### WHAT YOU SHOULD DO
The listing below begins with the first line you should copy; stop after the line containing "(0,0) rectangle (1018,866);", and drop every picture.

--- SOURCE DATA ---

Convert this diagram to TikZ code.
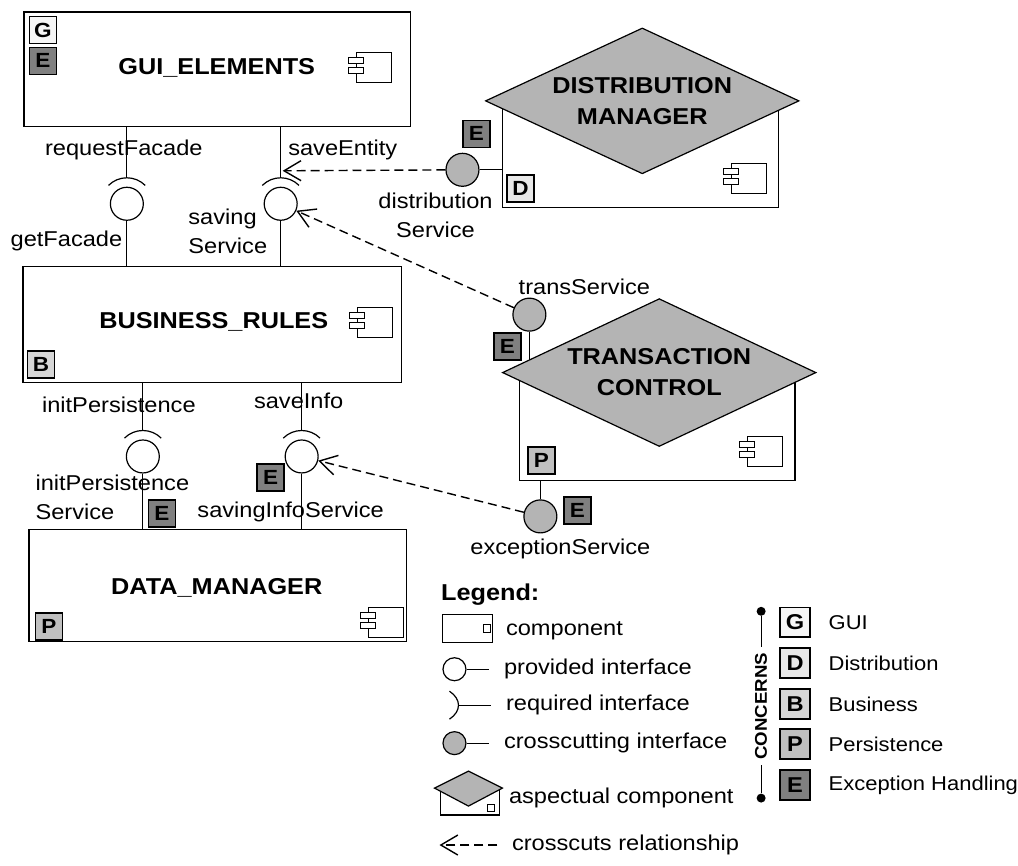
\documentclass[tikz,border=0pt]{standalone}
\usepackage{fontspec}
\setmainfont{Liberation Sans}[FakeStretch=1.1]
\usetikzlibrary{shapes,shapes.geometric,arrows.meta}
\definecolor{aspgray}{RGB}{180,180,180}
\definecolor{gcol}{RGB}{246,246,246}
\definecolor{dcol}{RGB}{232,232,232}
\definecolor{bcol}{RGB}{214,214,214}
\definecolor{pcol}{RGB}{192,192,192}
\definecolor{ecol}{RGB}{128,128,128}
\newcommand{\compsym}[1]{%
  \draw[line width=1pt,fill=white] (#1) +(-17,-15) rectangle +(18,15);
  \draw[line width=1pt,fill=white] (#1) +(-25,-10) rectangle +(-10,-4);
  \draw[line width=1pt,fill=white] (#1) +(-25,0) rectangle +(-10,6);}

\begin{document}
\begin{tikzpicture}[x=1pt, y=-1pt, line width=1.2pt,
      every node/.append style={font=\fontsize{21.5}{29}\selectfont},
      compbox/.style={draw, fill=white, inner sep=0},
      comptitle/.style={font=\fontsize{23}{31}\selectfont\bfseries, align=center},
      aspectbox/.style={draw, shape=diamond, aspect=2.18, inner sep=0, fill=aspgray,
        minimum width=314pt, minimum height=146pt,
        font=\fontsize{23}{31}\selectfont\bfseries, align=center},
      badge/.style={draw, line width=1.6pt, minimum size=27pt, inner sep=0,
        font=\fontsize{20.5}{20}\selectfont\bfseries},
      provball/.style={draw, circle, fill=white, minimum size=33pt, inner sep=0},
      xcutball/.style={draw, circle, fill=aspgray, minimum size=33pt, inner sep=0},
      xcutarrow/.style={-{Straight Barb[length=17pt,width=20pt,line width=1.4pt]},
        line width=1.4pt, dash pattern=on 9pt off 5pt}]
    \tikzstyle{iflabel} = [inner sep=0]
    \fill[white] (0,0) rectangle (1018,866);

    \node (gui) [compbox, minimum width=387pt, minimum height=115pt] at (217.5,69.5) {};
    \node (business) [compbox, minimum width=379pt, minimum height=116pt] at (212.5,325) {};
    \node (data_mgr) [compbox, minimum width=378pt, minimum height=112pt] at (218,586) {};
    \node (gui_title) [comptitle] at (217,68) {GUI\_ELEMENTS};
    \node (business_title) [comptitle] at (214,322) {BUSINESS\_RULES};
    \node (data_title) [comptitle] at (217,589) {DATA\_MANAGER};
    \compsym{374,68}
    \compsym{375,323}
    \compsym{386,623}
    \node (gui_g) [badge, fill=gcol] at (43,30) {G};
    \node (gui_e) [badge, fill=ecol] at (43,61) {E};
    \node (business_b) [badge, fill=bcol] at (41,365) {B};
    \node (data_p) [badge, fill=pcol] at (49,627) {P};

    \node (facade_if) [provball] at (127,204) {};
    \node (saving_if) [provball] at (281,204) {};
    \node (initp_if) [provball] at (143,457) {};
    \node (saveinfo_if) [provball] at (302,457) {};
    \foreach \n/\req/\prov in {facade_if/gui/business, saving_if/gui/business,
        initp_if/business/data_mgr, saveinfo_if/business/data_mgr} {
      \draw (\n.center) ++(225:26) arc[start angle=225, end angle=315, radius=26];
      \draw ([yshift=26pt]\n.center) -- (\n |- \req.south);
      \draw (\n) -- (\n |- \prov.north);
    }
    \node (facade_req_lbl) [iflabel] at (124,150) {requestFacade};
    \node (saving_req_lbl) [iflabel, anchor=west] at (288,150) {saveEntity};
    \node (facade_prov_lbl) [iflabel, anchor=east] at (123,241) {getFacade};
    \node (saving_prov_lbl) [iflabel, anchor=west, align=left] at (188,232) {saving\\Service};
    \node (initp_req_lbl) [iflabel] at (119,405) {initPersistence};
    \node (saveinfo_req_lbl) [iflabel] at (299,401) {saveInfo};
    \node (initp_prov_lbl) [iflabel, anchor=west, align=left] at (35,498) {initPersistence\\Service};
    \node (saveinfo_prov_lbl) [iflabel] at (291,513) {savingInfoService};
    \node (initp_e) [badge, fill=ecol] at (162,514) {E};
    \node (saveinfo_e) [badge, fill=ecol] at (271,478) {E};

    \node (dist_box) [compbox, minimum width=276pt, minimum height=108pt] at (641,154) {};
    \compsym{749,179}
    \node (dist_d) [badge, fill=dcol] at (521,189) {D};
    \node (dist_mgr) [aspectbox] at (643,101) {DISTRIBUTION\\MANAGER};
    \node (dist_if) [xcutball] at (463,170) {};
    \draw (dist_if) -- (dist_if -| dist_box.west);
    \node (dist_e) [badge, fill=ecol] at (477,134) {E};
    \node (dist_lbl) [iflabel, align=center] at (436,216) {distribution\\Service};

    \node (trans_box) [compbox, minimum width=276pt, minimum height=108pt] at (658,427) {};
    \compsym{765,452}
    \node (trans_p) [badge, fill=pcol] at (542,461) {P};
    \node (trans_if) [xcutball] at (530,315) {};
    \draw (trans_if) -- (trans_if |- trans_box.north);
    \node (trans_mgr) [aspectbox, minimum height=148pt] at (660,373) {TRANSACTION\\CONTROL};
    \node (trans_e) [badge, fill=ecol] at (508,347) {E};
    \node (trans_lbl) [iflabel] at (585,287) {transService};
    \node (exc_if) [xcutball] at (541,517) {};
    \draw (exc_if) -- (exc_if |- trans_box.south);
    \node (exc_e) [badge, fill=ecol] at (578,511) {E};
    \node (exc_lbl) [iflabel] at (561,550) {exceptionService};

    \coordinate (save_tip) at (283,171);
    \draw [xcutarrow] (dist_if) -- (save_tip);
    \draw [xcutarrow] (trans_if) -- (saving_if);
    \draw [xcutarrow] (exc_if) -- (saveinfo_if);

    \node (legend_title) [iflabel, anchor=west, font=\fontsize{23}{26}\selectfont\bfseries] at (441,595) {Legend:};
    \draw (443,615) rectangle (493,643);
    \draw[line width=1pt] (484,625) rectangle (491,633);
    \node (lg_comp) [iflabel, anchor=west] at (506,632) {component};
    \node (lg_prov_ball) [provball, minimum size=23pt] at (455,670) {};
    \coordinate (lg_prov_end) at (490,670);
    \draw (lg_prov_ball) -- (lg_prov_end);
    \node (lg_prov) [iflabel, anchor=west] at (504,670) {provided interface};
    \draw (450,692) .. controls (462,700) and (462,712) .. (450,720);
    \draw (460,706) -- (492,706);
    \node (lg_req) [iflabel, anchor=west] at (506,706) {required interface};
    \node (lg_xcut_ball) [xcutball, minimum size=23pt] at (455,744) {};
    \coordinate (lg_xcut_end) at (490,744);
    \draw (lg_xcut_ball) -- (lg_xcut_end);
    \node (lg_xcut) [iflabel, anchor=west] at (504,744) {crosscutting interface};
    \draw[fill=white] (441,789) rectangle (500,816);
    \draw[fill=aspgray] (435,789) -- (469,772) -- (503,789) -- (469,807) -- cycle;
    \draw[line width=1pt] (488,805) rectangle (495,812);
    \node (lg_aspect) [iflabel, anchor=west] at (509,799) {aspectual component};
    \coordinate (lg_arrow_a) at (498,846);
    \coordinate (lg_arrow_b) at (440,846);
    \draw [xcutarrow, line width=1.2pt] (lg_arrow_a) -- (lg_arrow_b);
    \node (lg_arrow) [iflabel, anchor=west] at (512,846) {crosscuts relationship};

    \node (top_dot) [circle, fill, inner sep=0, minimum size=9pt] at (762,612) {};
    \node (bot_dot) [circle, fill, inner sep=0, minimum size=9pt] at (762,799) {};
    \node (concerns) [rotate=90, inner sep=5pt, font=\fontsize{17}{18}\selectfont\bfseries] at (762,707) {CONCERNS};
    \draw (top_dot) -- (concerns.east);
    \draw (concerns.west) -- (bot_dot);
    \foreach \c/\col/\y/\name in {G/gcol/623/GUI, D/dcol/664/Distribution, B/bcol/705/Business,
        P/pcol/745/Persistence, E/ecol/786/Exception Handling} {
      \node (key_\c) [badge, fill=\col, minimum size=30pt, font=\fontsize{21.5}{20}\selectfont\bfseries] at (796,\y) {\c};
      \node (key_\c_lbl) [iflabel, anchor=west, font=\fontsize{20}{22}\selectfont] at (829,\y) {\name};
    }
\end{tikzpicture}
\end{document}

---

### SOLUTION TO THE EXERCISE
Convert this diagram to TikZ code.
\documentclass[tikz,border=0pt]{standalone}
\usepackage{fontspec}
\setmainfont{Liberation Sans}[FakeStretch=1.1]
\usetikzlibrary{shapes,shapes.geometric,arrows.meta}
\definecolor{aspgray}{RGB}{180,180,180}
\definecolor{gcol}{RGB}{246,246,246}
\definecolor{dcol}{RGB}{232,232,232}
\definecolor{bcol}{RGB}{214,214,214}
\definecolor{pcol}{RGB}{192,192,192}
\definecolor{ecol}{RGB}{128,128,128}
\newcommand{\compsym}[1]{%
  \draw[line width=1pt,fill=white] (#1) +(-17,-15) rectangle +(18,15);
  \draw[line width=1pt,fill=white] (#1) +(-25,-10) rectangle +(-10,-4);
  \draw[line width=1pt,fill=white] (#1) +(-25,0) rectangle +(-10,6);}

\begin{document}
\begin{tikzpicture}[x=1pt, y=-1pt, line width=1.2pt,
      every node/.append style={font=\fontsize{21.5}{29}\selectfont},
      compbox/.style={draw, fill=white, inner sep=0},
      comptitle/.style={font=\fontsize{23}{31}\selectfont\bfseries, align=center},
      aspectbox/.style={draw, shape=diamond, aspect=2.18, inner sep=0, fill=aspgray,
        minimum width=314pt, minimum height=146pt,
        font=\fontsize{23}{31}\selectfont\bfseries, align=center},
      badge/.style={draw, line width=1.6pt, minimum size=27pt, inner sep=0,
        font=\fontsize{20.5}{20}\selectfont\bfseries},
      provball/.style={draw, circle, fill=white, minimum size=33pt, inner sep=0},
      xcutball/.style={draw, circle, fill=aspgray, minimum size=33pt, inner sep=0},
      xcutarrow/.style={-{Straight Barb[length=17pt,width=20pt,line width=1.4pt]},
        line width=1.4pt, dash pattern=on 9pt off 5pt}]
    \tikzstyle{iflabel} = [inner sep=0]
    \fill[white] (0,0) rectangle (1018,866);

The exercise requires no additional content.